There is another possibility though, and that is that we Scots are unique in the modern world, in that we place so little value on our national sovereignty that we’re quite happy to give it away. Back in the day, at least the English parliament had to use bribes to subvert our sovereignty and push through the Act of Union. These days we allow them to do it for free. London’s control of all aspects of Scottish life now resembles a kind of long-term ‘Sovietization’, by other means. The relationship that began, ostensibly as a Union of equals, is now that of an overlord state and its vassal. Wha sae base as be a slave?
Back in Humleby, Ms E is the proud owner of a remarkably friendly cat. He has a postage stamp garden outside the window where he’s joined by other local felines. Even Danish cats seem to understand togetherness ‘hygge’. These houses from the 1880s are a little oasis in the busy city. There’s an interesting story behind them that tells you a little about Danish social history. The houses of Humleby were financed by contributions to the Workers Building Society.

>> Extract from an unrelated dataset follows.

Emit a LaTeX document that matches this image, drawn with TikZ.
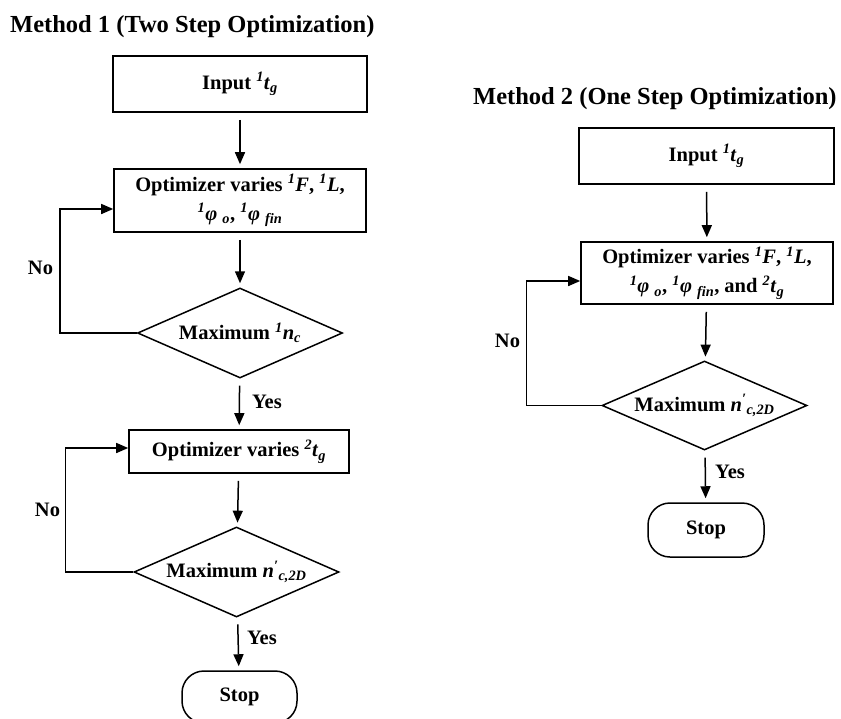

The society was established in 1865 by workers at the Burmeister & Wain shipyard. A similar area of workers houses lies just off the city centre by ‘the lakes’. Known as ‘Kartofelraekkerne’, these were also financed by worker’s contributions to the Society. Not only beautifully maintained, these houses are also an important part of the capital’s urban heritage.
So, taking a left turn outside Copenhagen’s main station is to be recommended, especially as the walk down Vesterbrogade is off the usual tourist trail. Don’t miss the historic Absalonsgade with its coblestones. It’s on your left a few hundred metres down. And if you do get as far as Humleby, continue a little further and you’ll reach the historic Carlsberg production facility. Humleby actually takes its name from Carlsberg. Not only did it originally house workers from the Carlsberg plant, its name ‘Humleby’ is derived from ‘humle’, ‘hops’ in Danish, a key ingredient of what they like to describe as ‘probably the best beer in the world’. The Carlsberg facility has changed over the years. I understand that much of the production is now off site, but it’s worth a visit for the architecture alone. And if you’re a cerevisaphile, ‘wet tours’ are also available.